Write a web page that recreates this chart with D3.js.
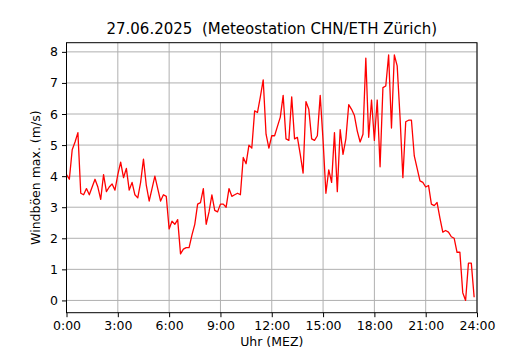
<!DOCTYPE html>
<html><head><meta charset="utf-8">
<script src="https://cdn.jsdelivr.net/npm/d3@7"></script>
<style>body{margin:0;background:#fff;} svg{display:block;} text{font-family:"DejaVu Sans",sans-serif;fill:#000;}</style>
</head><body>
<svg id="c" width="530" height="350"></svg>
<script>
const title = "27.06.2025  (Meteostation CHN/ETH Zürich)";
const xLabel = "Uhr (MEZ)";
const yLabel = "Windböen max. (m/s)";
const xTickHours = [0, 3, 6, 9, 12, 15, 18, 21, 24];
const xTickLabels = ["0:00","3:00","6:00","9:00","12:00","15:00","18:00","21:00","24:00"];
const yTicks = [0,1,2,3,4,5,6,7,8];
// 10-minute values, 0:00 .. 23:50
const gusts = [
  4.05,3.9,4.85,5.1,5.4,3.45,3.4,3.6,3.4,3.65,3.9,3.65,3.25,4.05,3.5,3.65,3.75,3.55,
  4.05,4.45,3.95,4.25,3.55,3.8,3.4,3.3,3.8,4.55,3.7,3.2,3.6,4.0,3.6,3.2,3.4,3.35,
  2.3,2.55,2.45,2.6,1.5,1.65,1.7,1.7,2.1,2.45,3.1,3.15,3.6,2.45,2.85,3.4,2.9,2.85,
  3.1,3.1,3.0,3.6,3.35,3.4,3.45,3.4,4.6,4.4,5.0,4.9,6.1,6.05,6.55,7.1,5.35,4.9,
  5.3,5.3,5.6,5.9,6.6,5.2,5.15,6.55,5.2,5.25,4.7,4.1,6.4,6.15,5.2,5.15,5.3,6.6,
  5.15,3.45,4.2,3.8,5.4,3.5,5.5,4.7,5.2,6.3,6.15,5.95,5.45,5.1,5.35,7.8,5.25,6.45,
  5.15,6.45,4.3,6.85,6.9,7.9,5.55,7.9,7.55,5.9,3.95,5.75,5.8,5.8,4.65,4.25,3.85,3.8,
  3.65,3.7,3.1,3.05,3.15,2.65,2.2,2.25,2.2,2.05,2.0,1.55,1.55,0.25,0.0,1.2,1.2,0.1
];
const hours = gusts.map((_, i) => i / 6);

const svg = d3.select("#c");
const L = 66.5, R = 477, T = 42.7, B = 312.7;
const ymin = d3.min(gusts), ymax = d3.max(gusts), pad = (ymax - ymin) * 0.05;
const x = d3.scaleLinear().domain([0, 24]).range([L, R]);
const y = d3.scaleLinear().domain([ymin - pad, ymax + pad]).range([B, T]);

// grid
const g = svg.append("g");
g.selectAll(".vg").data(xTickHours).enter().append("line")
  .attr("x1", d => x(d)).attr("x2", d => x(d)).attr("y1", T).attr("y2", B)
  .attr("stroke", "#b0b0b0").attr("stroke-width", 1);
g.selectAll(".hg").data(yTicks).enter().append("line")
  .attr("x1", L).attr("x2", R).attr("y1", d => y(d)).attr("y2", d => y(d))
  .attr("stroke", "#b0b0b0").attr("stroke-width", 1);

// line
svg.append("path").datum(gusts)
  .attr("fill", "none").attr("stroke", "#ff0000").attr("stroke-width", 1.3)
  .attr("stroke-linejoin", "round")
  .attr("d", d3.line().x((d, i) => x(hours[i])).y(d => y(d)));

// axes
const xAxis = d3.axisBottom(x).tickValues(xTickHours).tickFormat((d, i) => xTickLabels[i]).tickSize(4.5).tickPadding(4);
const yAxis = d3.axisLeft(y).tickValues(yTicks).tickFormat(d3.format("d")).tickSize(4.5).tickPadding(4);
const gx = svg.append("g").attr("transform", `translate(0,${B})`).call(xAxis);
const gy = svg.append("g").attr("transform", `translate(${L},0)`).call(yAxis);
[gx, gy].forEach(a => {
  a.select(".domain").remove();
  a.selectAll("text").style("font-family", "DejaVu Sans").style("font-size", "12.5px").attr("fill", "#000");
  a.selectAll("line").attr("stroke", "#000");
});
// frame
svg.append("rect").attr("x", L).attr("y", T).attr("width", R - L).attr("height", B - T)
  .attr("fill", "none").attr("stroke", "#000").attr("stroke-width", 1);

svg.append("text").attr("x", (L + R) / 2).attr("y", 34).attr("text-anchor", "middle")
  .style("font-size", "15px").style("white-space", "pre").attr("xml:space", "preserve").text(title);
svg.append("text").attr("x", (L + R) / 2).attr("y", 346).attr("text-anchor", "middle")
  .style("font-size", "12.5px").text(xLabel);
svg.append("text").attr("transform", `translate(40,${(T + B) / 2}) rotate(-90)`).attr("text-anchor", "middle")
  .style("font-size", "12.5px").text(yLabel);
</script>
</body></html>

=== Directions for this task ===
Quote the full listing above word for word; exclude every picture from the copy.

=== Answer to the problem ===
Write a web page that recreates this chart with D3.js.
<!DOCTYPE html>
<html><head><meta charset="utf-8">
<script src="https://cdn.jsdelivr.net/npm/d3@7"></script>
<style>body{margin:0;background:#fff;} svg{display:block;} text{font-family:"DejaVu Sans",sans-serif;fill:#000;}</style>
</head><body>
<svg id="c" width="530" height="350"></svg>
<script>
const title = "27.06.2025  (Meteostation CHN/ETH Zürich)";
const xLabel = "Uhr (MEZ)";
const yLabel = "Windböen max. (m/s)";
const xTickHours = [0, 3, 6, 9, 12, 15, 18, 21, 24];
const xTickLabels = ["0:00","3:00","6:00","9:00","12:00","15:00","18:00","21:00","24:00"];
const yTicks = [0,1,2,3,4,5,6,7,8];
// 10-minute values, 0:00 .. 23:50
const gusts = [
  4.05,3.9,4.85,5.1,5.4,3.45,3.4,3.6,3.4,3.65,3.9,3.65,3.25,4.05,3.5,3.65,3.75,3.55,
  4.05,4.45,3.95,4.25,3.55,3.8,3.4,3.3,3.8,4.55,3.7,3.2,3.6,4.0,3.6,3.2,3.4,3.35,
  2.3,2.55,2.45,2.6,1.5,1.65,1.7,1.7,2.1,2.45,3.1,3.15,3.6,2.45,2.85,3.4,2.9,2.85,
  3.1,3.1,3.0,3.6,3.35,3.4,3.45,3.4,4.6,4.4,5.0,4.9,6.1,6.05,6.55,7.1,5.35,4.9,
  5.3,5.3,5.6,5.9,6.6,5.2,5.15,6.55,5.2,5.25,4.7,4.1,6.4,6.15,5.2,5.15,5.3,6.6,
  5.15,3.45,4.2,3.8,5.4,3.5,5.5,4.7,5.2,6.3,6.15,5.95,5.45,5.1,5.35,7.8,5.25,6.45,
  5.15,6.45,4.3,6.85,6.9,7.9,5.55,7.9,7.55,5.9,3.95,5.75,5.8,5.8,4.65,4.25,3.85,3.8,
  3.65,3.7,3.1,3.05,3.15,2.65,2.2,2.25,2.2,2.05,2.0,1.55,1.55,0.25,0.0,1.2,1.2,0.1
];
const hours = gusts.map((_, i) => i / 6);

const svg = d3.select("#c");
const L = 66.5, R = 477, T = 42.7, B = 312.7;
const ymin = d3.min(gusts), ymax = d3.max(gusts), pad = (ymax - ymin) * 0.05;
const x = d3.scaleLinear().domain([0, 24]).range([L, R]);
const y = d3.scaleLinear().domain([ymin - pad, ymax + pad]).range([B, T]);

// grid
const g = svg.append("g");
g.selectAll(".vg").data(xTickHours).enter().append("line")
  .attr("x1", d => x(d)).attr("x2", d => x(d)).attr("y1", T).attr("y2", B)
  .attr("stroke", "#b0b0b0").attr("stroke-width", 1);
g.selectAll(".hg").data(yTicks).enter().append("line")
  .attr("x1", L).attr("x2", R).attr("y1", d => y(d)).attr("y2", d => y(d))
  .attr("stroke", "#b0b0b0").attr("stroke-width", 1);

// line
svg.append("path").datum(gusts)
  .attr("fill", "none").attr("stroke", "#ff0000").attr("stroke-width", 1.3)
  .attr("stroke-linejoin", "round")
  .attr("d", d3.line().x((d, i) => x(hours[i])).y(d => y(d)));

// axes
const xAxis = d3.axisBottom(x).tickValues(xTickHours).tickFormat((d, i) => xTickLabels[i]).tickSize(4.5).tickPadding(4);
const yAxis = d3.axisLeft(y).tickValues(yTicks).tickFormat(d3.format("d")).tickSize(4.5).tickPadding(4);
const gx = svg.append("g").attr("transform", `translate(0,${B})`).call(xAxis);
const gy = svg.append("g").attr("transform", `translate(${L},0)`).call(yAxis);
[gx, gy].forEach(a => {
  a.select(".domain").remove();
  a.selectAll("text").style("font-family", "DejaVu Sans").style("font-size", "12.5px").attr("fill", "#000");
  a.selectAll("line").attr("stroke", "#000");
});
// frame
svg.append("rect").attr("x", L).attr("y", T).attr("width", R - L).attr("height", B - T)
  .attr("fill", "none").attr("stroke", "#000").attr("stroke-width", 1);

svg.append("text").attr("x", (L + R) / 2).attr("y", 34).attr("text-anchor", "middle")
  .style("font-size", "15px").style("white-space", "pre").attr("xml:space", "preserve").text(title);
svg.append("text").attr("x", (L + R) / 2).attr("y", 346).attr("text-anchor", "middle")
  .style("font-size", "12.5px").text(xLabel);
svg.append("text").attr("transform", `translate(40,${(T + B) / 2}) rotate(-90)`).attr("text-anchor", "middle")
  .style("font-size", "12.5px").text(yLabel);
</script>
</body></html>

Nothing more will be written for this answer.